(Rows)
------------------------------------------------------------------------
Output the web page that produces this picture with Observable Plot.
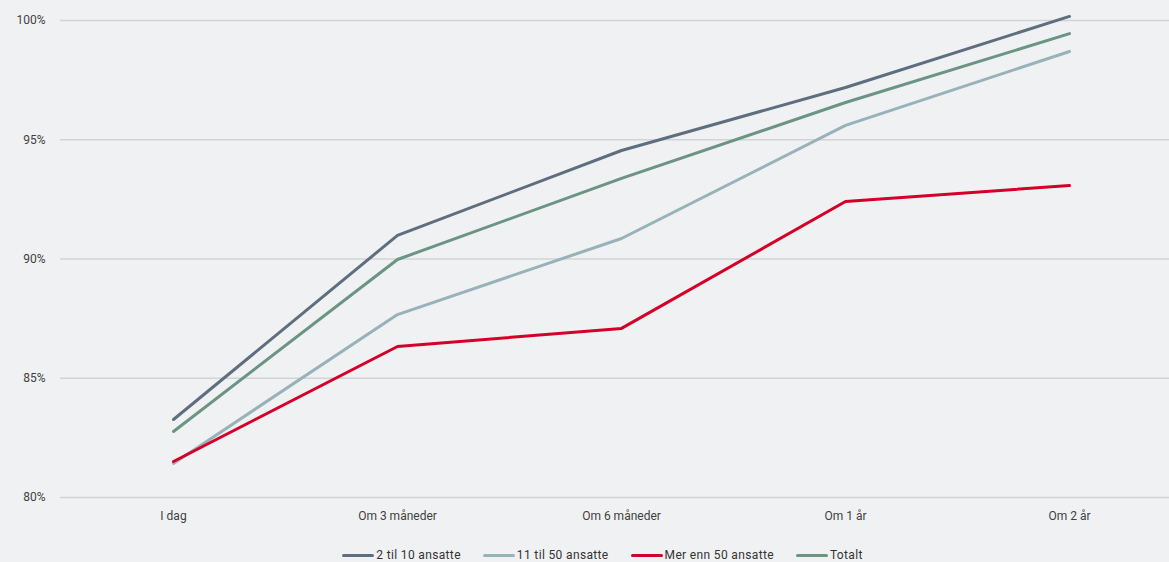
<!DOCTYPE html>
<html>
<head>
<meta charset="utf-8">
<script src="https://cdn.jsdelivr.net/npm/d3@7"></script>
<script src="https://cdn.jsdelivr.net/npm/@observablehq/plot@0.6"></script>
<style>
  html, body { margin: 0; padding: 0; background: #f0f1f3; }
  body { width: 1169px; height: 562px; overflow: hidden; font-family: Roboto, "Liberation Sans", sans-serif; }
  #legend { display: flex; justify-content: center; gap: 22px; font-size: 12px; letter-spacing: 0.35px; color: #333; line-height: 14px; margin-top: 4px; padding-left: 36px; }
  .item { display: flex; align-items: center; gap: 2px; }
  .sw { width: 32px; height: 3px; border-radius: 2px; }
</style>
</head>
<body>
<div id="chart"></div>
<div id="legend"></div>
<script>
const categories = ["I dag", "Om 3 måneder", "Om 6 måneder", "Om 1 år", "Om 2 år"];
const seriesNames = ["2 til 10 ansatte", "11 til 50 ansatte", "Mer enn 50 ansatte", "Totalt"];
const seriesColors = ["#5e6e7e", "#98b2ba", "#d5002a", "#6b9482"];
const s2til10 = [83.27, 90.99, 94.55, 97.19, 100.17];
const s11til50 = [81.43, 87.67, 90.86, 95.6, 98.7];
const sMer50 = [81.51, 86.33, 87.09, 92.41, 93.08];
const sTotalt = [82.77, 89.98, 93.38, 96.56, 99.45];
const yTicks = [80, 85, 90, 95, 100];

const allSeries = [s2til10, s11til50, sMer50, sTotalt];
const data = [];
allSeries.forEach((vals, i) => vals.forEach((v, j) => data.push({series: seriesNames[i], cat: categories[j], value: v})));

const plot = Plot.plot({
  width: 1169,
  height: 544,
  marginLeft: 60,
  marginRight: 0,
  marginTop: 20,
  marginBottom: 47,
  style: {background: "transparent", fontSize: "12px", fontFamily: "Roboto, 'Liberation Sans', sans-serif", color: "#3f3f3f"},
  x: {type: "point", domain: categories, range: [172, 1070], padding: 0, label: null},
  y: {domain: [80, 100], label: null},
  color: {domain: seriesNames, range: seriesColors},
  marks: [
    Plot.ruleY(yTicks, {stroke: "#d2d3d6", strokeWidth: 1.5}),
    Plot.axisY({ticks: yTicks, tickSize: 0, tickPadding: 15, tickFormat: d => d + "%", label: null}),
    Plot.axisX({tickSize: 0, tickPadding: 14, label: null}),
    Plot.lineY(data, {x: "cat", y: "value", z: "series", stroke: "series", strokeWidth: 3, strokeLinecap: "round", strokeLinejoin: "round"})
  ]
});
document.getElementById("chart").appendChild(plot);

const legend = document.getElementById("legend");
seriesNames.forEach((n, i) => {
  const it = document.createElement("div");
  it.className = "item";
  const sw = document.createElement("span");
  sw.className = "sw";
  sw.style.background = seriesColors[i];
  const t = document.createElement("span");
  t.textContent = n;
  it.appendChild(sw); it.appendChild(t);
  legend.appendChild(it);
});
</script>
</body>
</html>
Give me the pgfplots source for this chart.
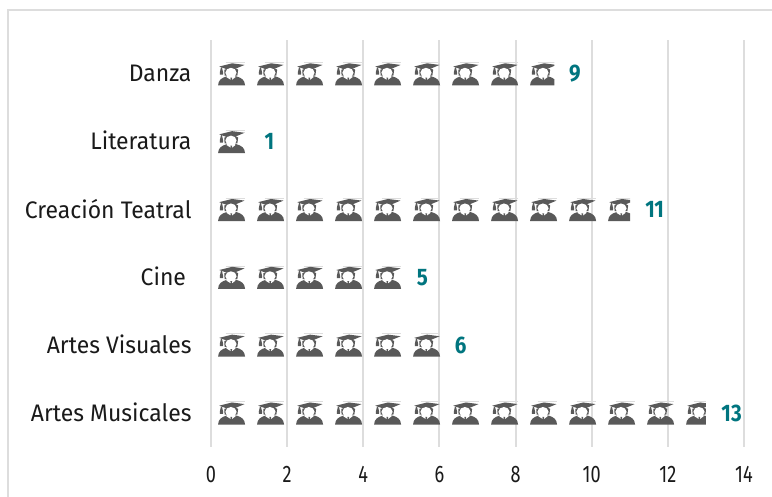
\documentclass[border=0pt]{standalone}
\usepackage{fontspec}
\setmainfont{Fira Sans}
\newfontfamily\lblfont[FakeStretch=0.96]{Fira Sans}
\newfontfamily\numfont[FakeStretch=0.76]{Fira Sans}
\newfontfamily\valfont[FakeStretch=0.86]{Fira Sans Bold}
\usepackage{pgfplots}
\pgfplotsset{compat=1.18}
\definecolor{gridc}{HTML}{DDDDDD}
\definecolor{iconc}{HTML}{595959}
\definecolor{tealc}{HTML}{00757F}
\definecolor{txt}{HTML}{1A1A1A}
% icon, centred, 1 unit = 1 image pixel
\newcommand\gradicon{%
 \begin{scope}[x=1bp,y=1bp,draw opacity=0]
 \path[draw=gridc,draw opacity=1,line width=.5bp] (-6,11.6) -- (13,11.6);
 \path[fill=iconc,draw=none] (-13.5,-11.5) .. controls (-13.2,-6) and (-10,-4) .. (-5,-2.5)
   -- (5,-2.5) .. controls (10,-4) and (13.2,-6) .. (13.5,-11.5) -- cycle;
 \path[fill=iconc,draw=none] (-12.3,7.4) -- (0.5,10.6) -- (13,9) -- (4,5.2) -- (-4,4.4) -- cycle;
 \path[fill=iconc,draw=none] (-10.6,6.5) -- (-9.6,6.5) -- (-8.4,1.2) -- (-8.6,-.8) -- (-11.6,-.8) -- (-11.8,1.2) -- cycle;
 \path[fill=iconc,draw=none] (-7.2,4.2) -- (-7,-1.6) -- (5.8,-1.6) -- (6.6,4.2) -- (4,5.6) -- (-4,5.2) -- cycle;
 \path[fill=white,draw=none] (-.6,1.2) ellipse (5.6 and 4.9);
 \path[fill=white,draw=none] (-5.2,-3.2) -- (-1,-5.8) -- (-.2,-4) -- (.6,-5.8) -- (4,-3.2) -- (2.4,-1.5) -- (-3.6,-1.5) -- cycle;
 \path[fill=iconc,draw=none] (-1.1,-3.8) -- (.5,-3.8) -- (.2,-8.5) -- (-.8,-8.5) -- cycle;
 \end{scope}
}
\pgfdeclareplotmark{grad}{\gradicon}
\pgfdeclareplotmark{gradA}{\begin{pgfscope}\pgfpathrectangle{\pgfpoint{-15bp}{-15bp}}{\pgfpoint{25.8bp}{30bp}}\pgfusepath{clip}\gradicon\end{pgfscope}}% cut at 9
\pgfdeclareplotmark{gradB}{\begin{pgfscope}\pgfpathrectangle{\pgfpoint{-15bp}{-15bp}}{\pgfpoint{23.6bp}{30bp}}\pgfusepath{clip}\gradicon\end{pgfscope}}% cut at 11
\pgfdeclareplotmark{gradC}{\begin{pgfscope}\pgfpathrectangle{\pgfpoint{-15bp}{-15bp}}{\pgfpoint{21.4bp}{30bp}}\pgfusepath{clip}\gradicon\end{pgfscope}}% cut at 13
\begin{document}
\begin{tikzpicture}[x=1bp,y=1bp]
\useasboundingbox (0,0) rectangle (772,497);
\fill[white] (0,0) rectangle (772,497);
\draw[gridc,line width=1.5bp] (8,0) -- (8,487) -- (772,487);
\begin{axis}[
  at={(211bp,50bp)},anchor=south west,
  scale only axis,width=533bp,height=407bp,
  xmin=0,xmax=14,ymin=-0.5,ymax=5.5,
  axis line style={draw=none},
  major tick length=0pt,
  xtick={0,2,...,14},
  ytick={0,1,2,3,4,5},
  yticklabels={Artes Musicales,Artes Visuales,Cine\kern5.5bp,Creación Teatral,Literatura,Danza},
  xmajorgrids,
  grid style={gridc,line width=2bp},
  /pgf/number format/assume math mode=true,
  yticklabel style={font=\fontsize{24}{26}\selectfont\lblfont,text=txt,xshift=-16bp,yshift=1bp},
  xticklabel style={font=\fontsize{24}{26}\selectfont\numfont,text=txt,yshift=-16bp},
  clip=false,
]
\addplot[xbar,bar width=20bp,draw=none,fill=none,
  nodes near coords,
  nodes near coords align={horizontal},
  every node near coord/.append style={font=\fontsize{24}{26}\selectfont\valfont,text=tealc,xshift=12bp}]
  coordinates {(13,0) (6,1) (5,2) (11,3) (1,4) (9,5)};
\addplot[only marks,mark=grad] coordinates {(0.54,0)(1.564,0)(2.589,0)(3.613,0)(4.638,0)(5.662,0)(6.686,0)(7.711,0)(8.735,0)(9.76,0)(10.784,0)(11.808,0)};
\addplot[only marks,mark=gradC] coordinates {(12.833,0)};
\addplot[only marks,mark=grad] coordinates {(0.54,1)(1.564,1)(2.589,1)(3.613,1)(4.638,1)(5.662,1)};
\addplot[only marks,mark=grad] coordinates {(0.54,2)(1.564,2)(2.589,2)(3.613,2)(4.638,2)};
\addplot[only marks,mark=grad] coordinates {(0.54,3)(1.564,3)(2.589,3)(3.613,3)(4.638,3)(5.662,3)(6.686,3)(7.711,3)(8.735,3)(9.76,3)};
\addplot[only marks,mark=gradB] coordinates {(10.784,3)};
\addplot[only marks,mark=grad] coordinates {(0.54,4)};
\addplot[only marks,mark=grad] coordinates {(0.54,5)(1.564,5)(2.589,5)(3.613,5)(4.638,5)(5.662,5)(6.686,5)(7.711,5)};
\addplot[only marks,mark=gradA] coordinates {(8.735,5)};
\end{axis}
\end{tikzpicture}
\end{document}
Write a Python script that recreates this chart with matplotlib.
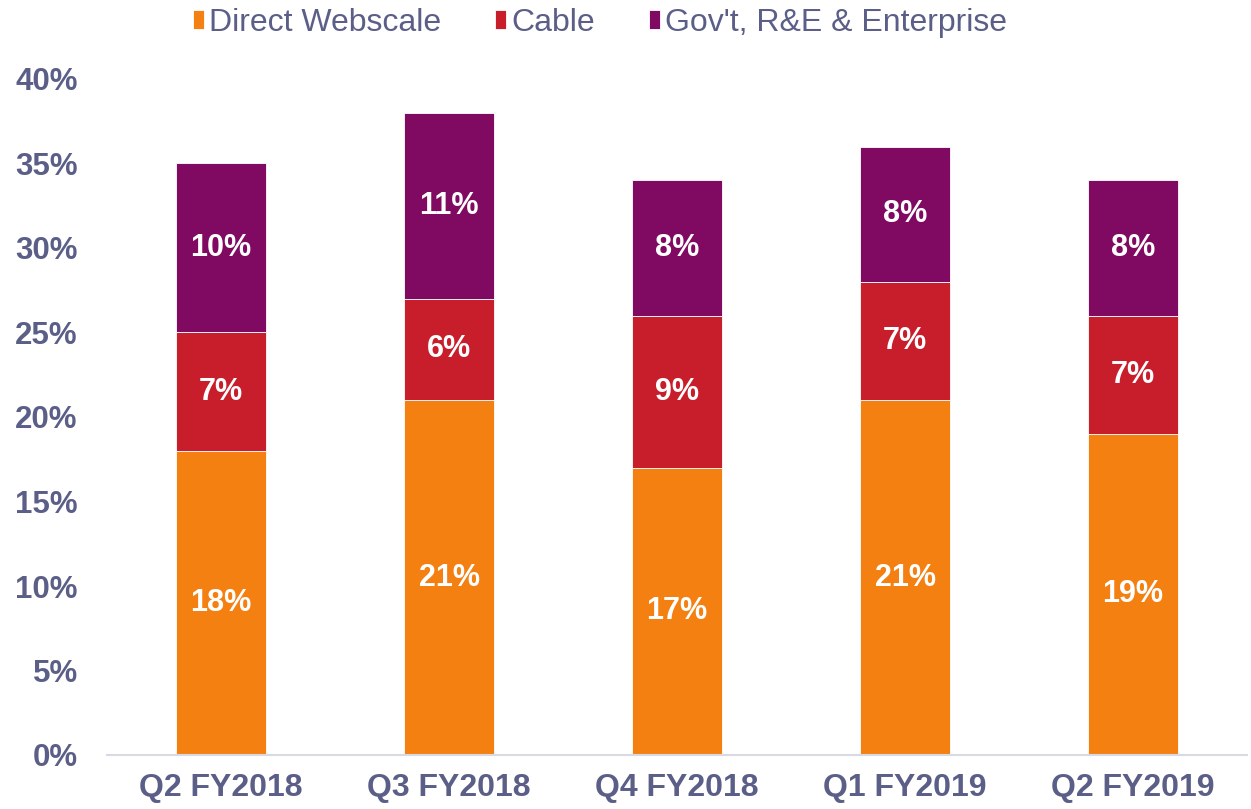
------------------------------------------------------------------------
(Work to be completed) Determine how many lines of the data contain the word "chart", and reply with that number only.

(Response for this exercise) 4